Later that same hour, Healey communications director Jillian Fennimore connected with representatives of Reproductive Equity Now, Planned Parenthood, and the ACLU of Massachusetts looking to talk that afternoon.

“As I’m sure you may have heard, Governor Healey is hoping to make an announcement on Monday at 1230 in advance of the mifepristone ruling out of Texas. Would love to touch base at your earliest convenience to get on the same page about messaging, availability etc.,” Fennimore wrote.

Later in the day, Fennimore followed up on the timeline for nailing down a quote for Monday’s planned press release — by 10 a.m. Monday, or “potentially sooner if we land an NYT embargoed piece.”

Press secretary Hand “confidentially” shared a draft of Healey’s executive order with the same three advocacy groups at 6:35 p.m. Friday as they developed their quotes for the press release. That was followed just three minutes later by some breaking news.

“Hey team — We have a decision in the FDA case,” Taylor St. Germain of Reproductive Equity Now wrote back to the group at 6:38 p.m.. “Should we hop on a call in the next few hours to discuss plans from here?”

Fennimore wrote back from Healey’s office at 7:09 p.m. saying the “current plan” was to “stay the course.”

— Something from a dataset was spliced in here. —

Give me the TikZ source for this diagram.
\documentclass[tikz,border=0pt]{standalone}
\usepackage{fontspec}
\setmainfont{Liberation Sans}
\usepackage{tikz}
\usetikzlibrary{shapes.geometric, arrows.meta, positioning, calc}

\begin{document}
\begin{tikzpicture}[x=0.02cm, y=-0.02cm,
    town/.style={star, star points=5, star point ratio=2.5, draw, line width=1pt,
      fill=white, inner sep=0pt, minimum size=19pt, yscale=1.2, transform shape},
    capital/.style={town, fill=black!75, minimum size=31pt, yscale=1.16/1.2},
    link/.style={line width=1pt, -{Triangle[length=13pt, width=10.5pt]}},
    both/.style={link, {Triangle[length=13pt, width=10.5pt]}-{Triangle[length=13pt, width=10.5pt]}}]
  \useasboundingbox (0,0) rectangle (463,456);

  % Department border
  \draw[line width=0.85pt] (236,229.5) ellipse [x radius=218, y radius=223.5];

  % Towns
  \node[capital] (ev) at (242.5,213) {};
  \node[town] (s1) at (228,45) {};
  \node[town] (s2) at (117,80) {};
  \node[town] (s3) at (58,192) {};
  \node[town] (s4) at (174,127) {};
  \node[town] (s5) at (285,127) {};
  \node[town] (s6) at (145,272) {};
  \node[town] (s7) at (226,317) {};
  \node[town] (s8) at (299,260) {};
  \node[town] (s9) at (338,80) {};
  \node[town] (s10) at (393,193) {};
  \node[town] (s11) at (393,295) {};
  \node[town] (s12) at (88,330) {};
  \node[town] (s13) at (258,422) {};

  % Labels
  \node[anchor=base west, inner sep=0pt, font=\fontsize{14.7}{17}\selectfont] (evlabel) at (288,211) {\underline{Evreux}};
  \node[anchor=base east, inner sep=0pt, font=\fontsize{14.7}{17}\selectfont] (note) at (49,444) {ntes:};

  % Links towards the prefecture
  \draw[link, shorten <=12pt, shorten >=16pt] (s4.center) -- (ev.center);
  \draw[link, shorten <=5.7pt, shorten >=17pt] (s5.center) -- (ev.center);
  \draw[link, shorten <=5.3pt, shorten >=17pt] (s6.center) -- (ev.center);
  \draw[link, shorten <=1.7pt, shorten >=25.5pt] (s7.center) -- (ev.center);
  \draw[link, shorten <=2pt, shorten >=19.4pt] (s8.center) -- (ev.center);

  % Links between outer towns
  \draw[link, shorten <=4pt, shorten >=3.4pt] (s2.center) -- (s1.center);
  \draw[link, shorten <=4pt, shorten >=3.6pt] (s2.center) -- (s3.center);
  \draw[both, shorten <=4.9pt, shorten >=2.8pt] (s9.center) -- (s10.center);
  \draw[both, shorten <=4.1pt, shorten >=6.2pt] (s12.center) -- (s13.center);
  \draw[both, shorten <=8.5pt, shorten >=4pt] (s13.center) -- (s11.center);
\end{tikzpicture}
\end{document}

“Our legal team reviewing both TX and WA. Goal is to get statements tonight and keep the presser for Monday. Our executive order is ready if we need to do this sooner,” she wrote.

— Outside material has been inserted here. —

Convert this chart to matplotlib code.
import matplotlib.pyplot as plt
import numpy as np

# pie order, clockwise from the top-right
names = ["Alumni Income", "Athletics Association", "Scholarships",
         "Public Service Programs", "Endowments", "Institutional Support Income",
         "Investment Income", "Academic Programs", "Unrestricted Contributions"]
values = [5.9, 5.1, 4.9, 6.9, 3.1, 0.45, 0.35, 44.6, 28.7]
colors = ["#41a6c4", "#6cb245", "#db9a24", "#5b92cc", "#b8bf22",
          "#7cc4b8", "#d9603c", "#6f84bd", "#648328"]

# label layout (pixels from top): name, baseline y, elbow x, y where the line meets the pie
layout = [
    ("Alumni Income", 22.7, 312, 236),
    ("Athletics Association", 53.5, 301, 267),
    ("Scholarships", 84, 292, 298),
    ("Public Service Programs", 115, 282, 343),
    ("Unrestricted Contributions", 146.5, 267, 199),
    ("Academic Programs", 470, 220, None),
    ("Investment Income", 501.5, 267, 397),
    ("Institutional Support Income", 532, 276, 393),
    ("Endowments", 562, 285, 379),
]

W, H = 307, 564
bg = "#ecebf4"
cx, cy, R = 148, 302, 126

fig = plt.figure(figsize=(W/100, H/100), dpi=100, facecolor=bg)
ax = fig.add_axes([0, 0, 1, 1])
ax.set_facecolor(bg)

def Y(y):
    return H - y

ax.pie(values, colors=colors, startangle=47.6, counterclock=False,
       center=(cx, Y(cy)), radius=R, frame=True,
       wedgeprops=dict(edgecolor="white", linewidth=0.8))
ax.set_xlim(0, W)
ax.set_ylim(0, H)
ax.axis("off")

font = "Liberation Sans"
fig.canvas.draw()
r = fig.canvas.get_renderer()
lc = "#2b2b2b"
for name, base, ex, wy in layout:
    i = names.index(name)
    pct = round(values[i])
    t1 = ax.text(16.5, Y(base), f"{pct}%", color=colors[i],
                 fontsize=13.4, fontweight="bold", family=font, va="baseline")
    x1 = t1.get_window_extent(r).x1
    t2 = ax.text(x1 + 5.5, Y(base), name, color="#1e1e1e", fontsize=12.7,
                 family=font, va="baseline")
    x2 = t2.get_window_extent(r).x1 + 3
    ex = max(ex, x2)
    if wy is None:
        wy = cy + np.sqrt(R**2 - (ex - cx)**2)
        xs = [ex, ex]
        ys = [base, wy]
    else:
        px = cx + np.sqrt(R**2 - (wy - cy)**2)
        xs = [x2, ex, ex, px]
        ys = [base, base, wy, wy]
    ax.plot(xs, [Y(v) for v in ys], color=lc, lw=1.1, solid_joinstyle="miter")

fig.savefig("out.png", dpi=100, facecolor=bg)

The administration blasted out a media advisory Friday night to alert the media about the planned press conference.

Email messages with advocacy groups picked up again on Easter Sunday, when Hand, responding to a question from the ACLU, said that “my understanding is that the only change to the EO has been updating the language to reflect that the ruling already happened.”

Viator connected with the Massachusetts Medical Society that Sunday, sharing a draft of the executive order “with the caveat that things are moving quickly so there may be tweaks,” and opening the door to the Massachusetts Medical Society providing “feedback” and connecting with the Massachusetts Department of Public Health on developing guidance to implement the order.

So that’s how a press conference was planned over the span of a few days.

But how did the administration arrange a one-year supply of an under-threat pill that it wanted to keep flowing to Bay Staters? What sort of coordination took place with UMass?

Responding to an inquiry from State House News Service, Hand wrote that “some emails between the Governor’s legal office and UMass were exempted under the deliberative process and privacy exemptions, and the attorney-client privilege.”